Exploring the Intersectionality Between Technology Firms and Inequality
In this article, co-authors Brett Anitra Gilbert and Meredith Burnett reflect on their interests and the inspiration behind their research article, “Firm Heterogeneity and Inequality: A Regional Perspective,” found in Business & Society.
My interest in this topic began after reading an increasing number of popular press articles on growing inequality in regions of technology firms. Knowing that firms have contributed to various social problems, I committed to understanding how firms affect regional inequality. Because the high pay that technology workers receive was believed to imbalance income in the region, which leads to other problems, I knew that any project would require a collaboration with an HR colleague. Fortunately, Meredith works in my department, and holds the expertise that would help me develop the arguments you’ll read in this paper.
Meredith started her research on HR strategy and total rewards in 2011 when it was established that multinational corporations that their total rewards and compensation and benefits policies maximize recruitment efforts. She became particularly interested in learning more about how international compensation, recruitment, and staffing strategies are related to firm outcomes and sought out collaborations with colleagues who study both international and domestic firms. So this topic enabled us both to combine our relative areas of expertise to develop holistic theory about firms, HR practices and regional inequality.
The article challenges management scholars to look beyond CEO compensation in their research, and to incorporate a more holistic perspective on the impact of heterogenous firms and compensation practices on societal outcomes. It also encourages the field to consider whether it is high- or low-income levels that are driving inequality, because each of these drivers may require different policy mechanisms to address them. Finally, it challenges the field to examine inequality at the local (MSA) level, since that is where firms and employees experience the negative outcomes of inequality.
The review process enhanced our initial submission in important ways. One reviewer believed that the decisions might look different for family businesses and under certain conditions (e.g. the pandemic). We agreed that it could, but not only for family businesses, also potentially for international vs. domestic companies, and publicly traded vs. private companies, as well as under different types of shocks. So, we added the exogenous shocks and ownership contingencies into the model.
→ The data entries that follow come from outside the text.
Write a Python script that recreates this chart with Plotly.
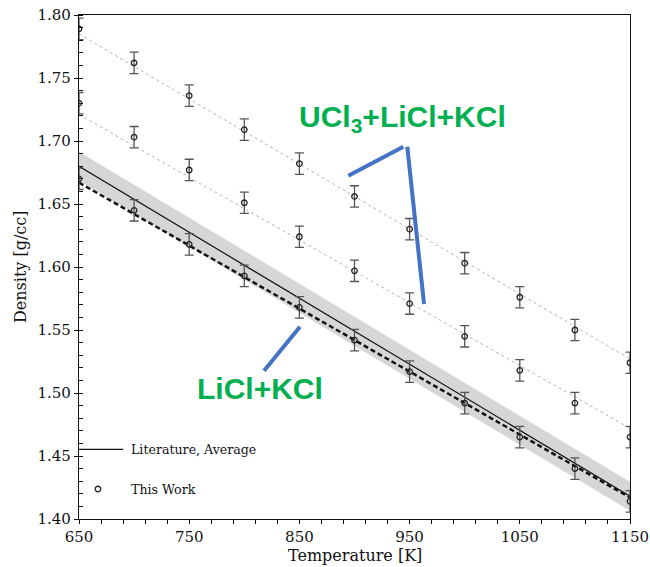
import plotly.graph_objects as go

# ---------------- data ----------------
temps = [650, 700, 750, 800, 850, 900, 950, 1000, 1050, 1100, 1150]

ucl3_high = [1.789, 1.762, 1.736, 1.709, 1.682, 1.656, 1.630, 1.603, 1.576, 1.550, 1.524]
ucl3_low = [1.730, 1.703, 1.677, 1.651, 1.624, 1.597, 1.571, 1.545, 1.518, 1.492, 1.465]
licl_kcl = [1.670, 1.645, 1.618, 1.593, 1.568, 1.542, 1.517, 1.492, 1.465, 1.440, 1.414]
errors = [0.0085, 0.0085, 0.0085, 0.0085, 0.0085, 0.0085, 0.0085, 0.0085, 0.0085, 0.0085, 0.0085]

fit_t = [650, 1150]
fit_high = [1.785, 1.527]
fit_low = [1.721, 1.472]
fit_licl = [1.667, 1.417]          # dashed fit of this work (LiCl+KCl)
lit_avg = [1.680, 1.418]           # literature average
lit_upper = [1.6915, 1.4295]
lit_lower = [1.6685, 1.4065]

x_ticks = [650, 750, 850, 950, 1050, 1150]
y_ticks = [1.40, 1.45, 1.50, 1.55, 1.60, 1.65, 1.70, 1.75, 1.80]

SERIF = "DejaVu Serif"
GREEN = "#00b050"
BLUE = "#4472c4"

fig = go.Figure()

# literature band
fig.add_trace(go.Scatter(x=fit_t, y=lit_lower, mode="lines", line=dict(width=0, color="#d6d6d6"),
                         showlegend=False, hoverinfo="skip"))
fig.add_trace(go.Scatter(x=fit_t, y=lit_upper, mode="lines", line=dict(width=0, color="#d6d6d6"),
                         fill="tonexty", fillcolor="#d6d6d6", showlegend=False, hoverinfo="skip"))

# fit lines
for fy in (fit_high, fit_low):
    fig.add_trace(go.Scatter(x=fit_t, y=fy, mode="lines",
                             line=dict(color="#b5b5b5", width=1, dash="dot"), showlegend=False))
fig.add_trace(go.Scatter(x=fit_t, y=lit_avg, mode="lines",
                         line=dict(color="#111111", width=1.2), showlegend=False))
fig.add_trace(go.Scatter(x=fit_t, y=fit_licl, mode="lines",
                         line=dict(color="#111111", width=2.5, dash="5px,3px"), showlegend=False))

# this-work points
for ys in (ucl3_high, ucl3_low, licl_kcl):
    fig.add_trace(go.Scatter(
        x=temps, y=ys, mode="markers",
        marker=dict(symbol="circle-open", size=5.5, color="#222222", line=dict(width=1.3, color="#222222")),
        error_y=dict(type="data", array=errors, visible=True, color="#555555", thickness=1.3, width=4.5),
        showlegend=False, cliponaxis=True))

# legend (inside plot)
fig.add_trace(go.Scatter(x=[650, 690], y=[1.4553, 1.4553], mode="lines",
                         line=dict(color="#111111", width=1.2), showlegend=False, hoverinfo="skip",
                         cliponaxis=False))
fig.add_trace(go.Scatter(x=[667.2], y=[1.4238], mode="markers",
                         marker=dict(symbol="circle-open", size=5.5, color="#222222",
                                     line=dict(width=1.3, color="#222222")),
                         showlegend=False, hoverinfo="skip"))
fig.add_annotation(x=695.4, y=1.4553, text="Literature, Average", showarrow=False, xanchor="left",
                   yanchor="middle", font=dict(family=SERIF, size=12.6, color="#111111"))
fig.add_annotation(x=695.4, y=1.4238, text="This Work", showarrow=False, xanchor="left",
                   yanchor="middle", font=dict(family=SERIF, size=12.6, color="#111111"))

# blue pointer lines
for (x0, y0, x1, y1) in [(894.4, 1.6725, 944.3, 1.6955), (947.9, 1.6955, 963.1, 1.5706),
                         (850.5, 1.5526, 817.9, 1.5177)]:
    fig.add_shape(type="line", x0=x0, y0=y0, x1=x1, y1=y1, xref="x", yref="y",
                  line=dict(color=BLUE, width=4))

# green labels
fig.add_annotation(x=943.5, y=1.7175, text="<b>UCl<sub>3</sub>+LiCl+KCl</b>", showarrow=False,
                   xanchor="center", yanchor="middle",
                   font=dict(family="Liberation Sans", size=30, color=GREEN))
fig.add_annotation(x=813.8, y=1.5036, text="<b>LiCl+KCl</b>", showarrow=False,
                   xanchor="center", yanchor="middle",
                   font=dict(family="Liberation Sans", size=30, color=GREEN))

# axis titles
fig.add_annotation(x=0.5, y=0, xref="paper", yref="paper", text="Temperature [K]", showarrow=False,
                   xanchor="center", yanchor="middle", yshift=-36,
                   font=dict(family=SERIF, size=16, color="#111111"))
fig.add_annotation(x=0, y=0.5, xref="paper", yref="paper", text="Density [g/cc]", showarrow=False,
                   xanchor="center", yanchor="middle", xshift=-59, textangle=-90,
                   font=dict(family=SERIF, size=16, color="#111111"))

fig.update_xaxes(range=[650, 1150], tickvals=x_ticks, ticktext=[str(t) for t in x_ticks],
                 ticks="outside", ticklen=4, tickcolor="#111111", tickwidth=1,
                 showline=True, linecolor="#111111", linewidth=1.3, mirror=True,
                 showgrid=False, zeroline=False, automargin=False,
                 tickfont=dict(family=SERIF, size=15, color="#111111"),
                 minor=dict(dtick=20, tick0=650, ticks="outside", ticklen=4, tickcolor="#111111", showgrid=False))
fig.update_yaxes(range=[1.40, 1.80], tickvals=y_ticks, ticktext=[f"{v:.2f}" for v in y_ticks],
                 ticks="outside", ticklen=4, tickcolor="#111111", tickwidth=1,
                 showline=True, linecolor="#111111", linewidth=1.3, mirror=True,
                 showgrid=False, zeroline=False, automargin=False,
                 tickfont=dict(family=SERIF, size=15, color="#111111"),
                 minor=dict(dtick=0.01, tick0=1.40, ticks="inside", ticklen=4, tickcolor="#111111", showgrid=False))

fig.update_layout(width=650, height=567, margin=dict(l=79, r=20, t=15, b=48),
                  plot_bgcolor="white", paper_bgcolor="white", showlegend=False)

fig.write_html("out.html", config={"displayModeBar": False},
               post_script="document.body.style.margin='0';document.body.style.overflow='hidden';")
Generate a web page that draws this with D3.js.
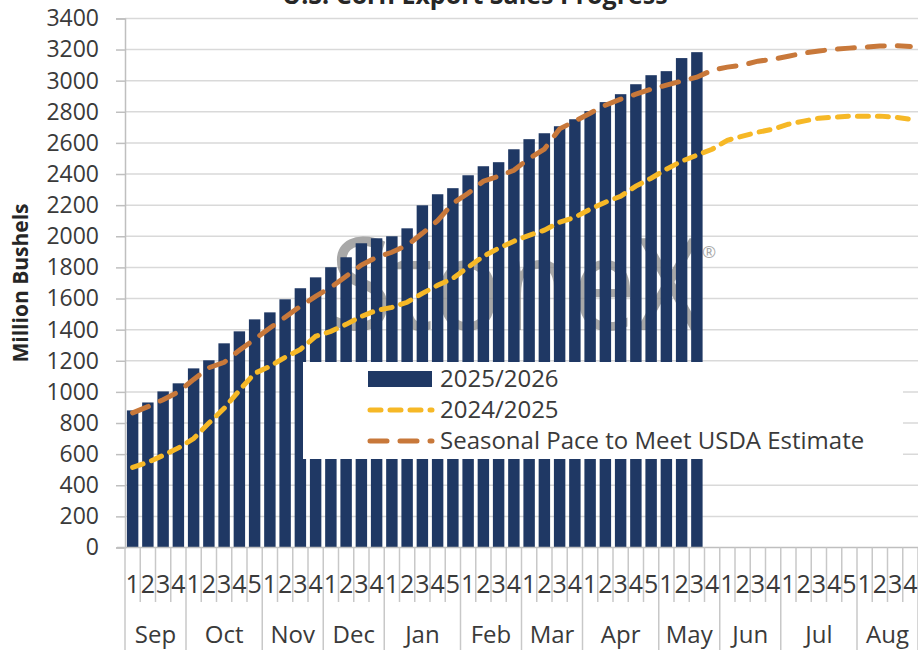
<!DOCTYPE html>
<html>
<head>
<meta charset="utf-8">
<script src="https://cdn.jsdelivr.net/npm/d3@7"></script>
<style>
  body { margin: 0; background: white; }
  svg text { font-family: "Open Sans", "DejaVu Sans", sans-serif; }
</style>
</head>
<body>
<div id="chart"></div>
<script>
// months of the marketing year and how many weeks each one has
var months = ["Sep", "Oct", "Nov", "Dec", "Jan", "Feb", "Mar", "Apr", "May", "Jun", "Jul", "Aug"];
var weeksPerMonth = [4, 5, 4, 4, 5, 4, 4, 5, 4, 4, 5, 4];

// 2025/2026 cumulative sales (bars), million bushels
var sales2526 = [881, 932, 1003, 1055, 1151, 1203, 1312, 1389, 1466, 1511,
  1595, 1666, 1736, 1801, 1865, 1955, 1987, 2000, 2051, 2199,
  2270, 2309, 2392, 2450, 2476, 2559, 2624, 2662, 2707, 2752,
  2804, 2862, 2913, 2977, 3035, 3061, 3145, 3183];

// 2024/2025 cumulative sales (yellow dashes)
var sales2425 = [515, 547, 592, 640, 700, 800, 894, 1010, 1119, 1164,
  1222, 1273, 1357, 1389, 1434, 1485, 1524, 1543, 1576, 1633,
  1685, 1730, 1801, 1871, 1923, 1968, 2006, 2039, 2090, 2122,
  2174, 2219, 2257, 2322, 2373, 2431, 2482, 2521, 2559, 2617,
  2643, 2669, 2688, 2720, 2740, 2759, 2765, 2772, 2772, 2772,
  2765, 2752];

// seasonal pace to meet the USDA estimate (brown dashes)
var seasonal = [865, 905, 950, 1000, 1080, 1155, 1190, 1267, 1338, 1410,
  1480, 1550, 1614, 1672, 1743, 1815, 1865, 1897, 1942, 2019,
  2100, 2212, 2276, 2354, 2386, 2424, 2500, 2560, 2690, 2740,
  2791, 2842, 2881, 2913, 2945, 2971, 2997, 3022, 3067, 3087,
  3100, 3125, 3138, 3157, 3177, 3190, 3202, 3209, 3215, 3222,
  3225, 3219];

var yTicks = d3.range(0, 3401, 200);

var navy = "#1f3864", yellow = "#f6b826", brown = "#c8783a";
var textCol = "#3a3a3a";

// build the week list
var weeks = [];
months.forEach(function (m, mi) {
  for (var w = 1; w <= weeksPerMonth[mi]; w++) {
    weeks.push({ month: m, monthIndex: mi, week: w });
  }
});
weeks.forEach(function (d, i) { d.i = i; });

var W = 918, H = 650;
var plotLeft = 125, plotRight = 918, plotTop = 18.4, plotBottom = 547.5;

var svg = d3.select("#chart").append("svg")
  .attr("width", W)
  .attr("height", H);

var x = d3.scaleBand()
  .domain(weeks.map(function (d) { return d.i; }))
  .range([plotLeft, plotRight])
  .paddingInner(0.25)
  .paddingOuter(0.125);

var y = d3.scaleLinear().domain([0, 3400]).range([plotBottom, plotTop]);

// title (top is cut off in the original)
svg.append("text")
  .attr("x", 475)
  .attr("y", 4)
  .attr("text-anchor", "middle")
  .style("font-size", "25px")
  .style("font-weight", "bold")
  .style("fill", "#262626")
  .text("U.S. Corn Export Sales Progress");

// gridlines
svg.append("g")
  .selectAll("line")
  .data(yTicks.filter(function (t) { return t > 0; }))
  .enter()
  .append("line")
  .attr("x1", plotLeft)
  .attr("x2", plotRight)
  .attr("y1", function (d) { return y(d); })
  .attr("y2", function (d) { return y(d); })
  .style("stroke", "#d9d9d9")
  .style("stroke-width", 1.5);

// y axis
var yAxis = svg.append("g")
  .attr("transform", "translate(" + plotLeft + ",0)")
  .call(d3.axisLeft(y).tickValues(yTicks).tickSize(9).tickPadding(17).tickFormat(d3.format("d")));
yAxis.select(".domain").style("stroke", "#bfbfbf").style("stroke-width", 1.5);
yAxis.selectAll(".tick line").style("stroke", "#bfbfbf").style("stroke-width", 1.5);
yAxis.selectAll(".tick text")
  .style("font-size", "23px")
  .style("font-family", "Open Sans")
  .style("fill", textCol);

svg.append("text")
  .attr("transform", "translate(28,283) rotate(-90)")
  .attr("text-anchor", "middle")
  .style("font-size", "21px")
  .style("font-weight", "bold")
  .style("fill", "#262626")
  .text("Million Bushels");

// watermark behind the bars
svg.append("text")
  .attr("x", 330)
  .attr("y", 330)
  .attr("textLength", 372)
  .attr("lengthAdjust", "spacingAndGlyphs")
  .style("font-size", "128px")
  .style("fill", "#8c8c8c")
  .style("opacity", 0.75)
  .text("StoneX");
svg.append("text")
  .attr("x", 702)
  .attr("y", 258)
  .style("font-size", "17px")
  .style("fill", "#8c8c8c")
  .style("opacity", 0.75)
  .text("®");

// bars
svg.append("g")
  .selectAll("rect")
  .data(sales2526)
  .enter()
  .append("rect")
  .attr("x", function (d, i) { return x(i); })
  .attr("y", function (d) { return y(d); })
  .attr("width", x.bandwidth())
  .attr("height", function (d) { return plotBottom - y(d); })
  .style("fill", navy);

// lines
var line = d3.line()
  .x(function (d, i) { return x(i) + x.bandwidth() / 2; })
  .y(function (d) { return y(d); });

svg.append("path")
  .datum(sales2425)
  .attr("d", line)
  .style("fill", "none")
  .style("stroke", yellow)
  .style("stroke-width", 5)
  .style("stroke-dasharray", "11,9")
  .style("stroke-linecap", "round");

svg.append("path")
  .datum(seasonal)
  .attr("d", line)
  .style("fill", "none")
  .style("stroke", brown)
  .style("stroke-width", 5)
  .style("stroke-dasharray", "17,13")
  .style("stroke-linecap", "round");

// x axis: week numbers and months
var step = x.step();
svg.append("line")
  .attr("x1", plotLeft - 8).attr("x2", plotRight)
  .attr("y1", plotBottom).attr("y2", plotBottom)
  .style("stroke", "#bfbfbf").style("stroke-width", 1.5);

var monthStart = [];
var acc = 0;
weeksPerMonth.forEach(function (n) { monthStart.push(acc); acc += n; });

// week separators, longer at month boundaries
svg.append("g")
  .selectAll("line")
  .data(d3.range(0, weeks.length + 1))
  .enter()
  .append("line")
  .attr("x1", function (i) { return plotLeft + i * step; })
  .attr("x2", function (i) { return plotLeft + i * step; })
  .attr("y1", plotBottom)
  .attr("y2", function (i) {
    return (monthStart.indexOf(i) >= 0 || i === weeks.length) ? H : 602;
  })
  .style("stroke", "#c8c8c8")
  .style("stroke-width", 1.5);

svg.append("g")
  .selectAll("text")
  .data(weeks)
  .enter()
  .append("text")
  .attr("x", function (d) { return x(d.i) + x.bandwidth() / 2; })
  .attr("y", 593)
  .attr("text-anchor", "middle")
  .style("font-size", "25px")
  .style("fill", textCol)
  .text(function (d) { return d.week; });

svg.append("g")
  .selectAll("text")
  .data(months)
  .enter()
  .append("text")
  .attr("x", function (d, i) { return plotLeft + (monthStart[i] + weeksPerMonth[i] / 2) * step; })
  .attr("y", 643)
  .attr("text-anchor", "middle")
  .style("font-size", "24px")
  .style("fill", textCol)
  .text(function (d) { return d; });

// legend
var lg = svg.append("g");
lg.append("rect")
  .attr("x", 303).attr("y", 362)
  .attr("width", 600).attr("height", 97)
  .style("fill", "white");

var legendItems = [
  { label: "2025/2026", type: "bar" },
  { label: "2024/2025", type: "line", color: yellow, dash: "11,9" },
  { label: "Seasonal Pace to Meet USDA Estimate", type: "line", color: brown, dash: "17,13" }
];
legendItems.forEach(function (item, k) {
  var cy = 379 + k * 31;
  if (item.type === "bar") {
    lg.append("rect")
      .attr("x", 368).attr("y", cy - 8)
      .attr("width", 64).attr("height", 16)
      .style("fill", navy);
  } else {
    lg.append("line")
      .attr("x1", 370).attr("x2", 432)
      .attr("y1", cy).attr("y2", cy)
      .style("stroke", item.color)
      .style("stroke-width", 5)
      .style("stroke-dasharray", item.dash)
      .style("stroke-linecap", "round");
  }
  lg.append("text")
    .attr("x", 440)
    .attr("y", cy)
    .attr("dy", "0.35em")
    .style("font-size", "24px")
    .style("fill", textCol)
    .text(item.label);
});
</script>
</body>
</html>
For managers, our research encourages them to consider how their human capital strategy impacts their local region. For example, predominant hiring from outside of the region can increase upper wage levels within the region, while extensive use of part time and contingent employment arrangements can affect lower wage levels. HR managers are encouraged to ensure the local workforce of the future holds the skills that the industry will ultimately need, while monitoring employment arrangements to avoid contributing to a poorly paid labor market.
To conclude, we believe this research generates many interesting questions that can influence how managers and policy makers impact regional inequality. We hope that the topic encourages many empirical tests of these relationships, and that you enjoy reading about our work!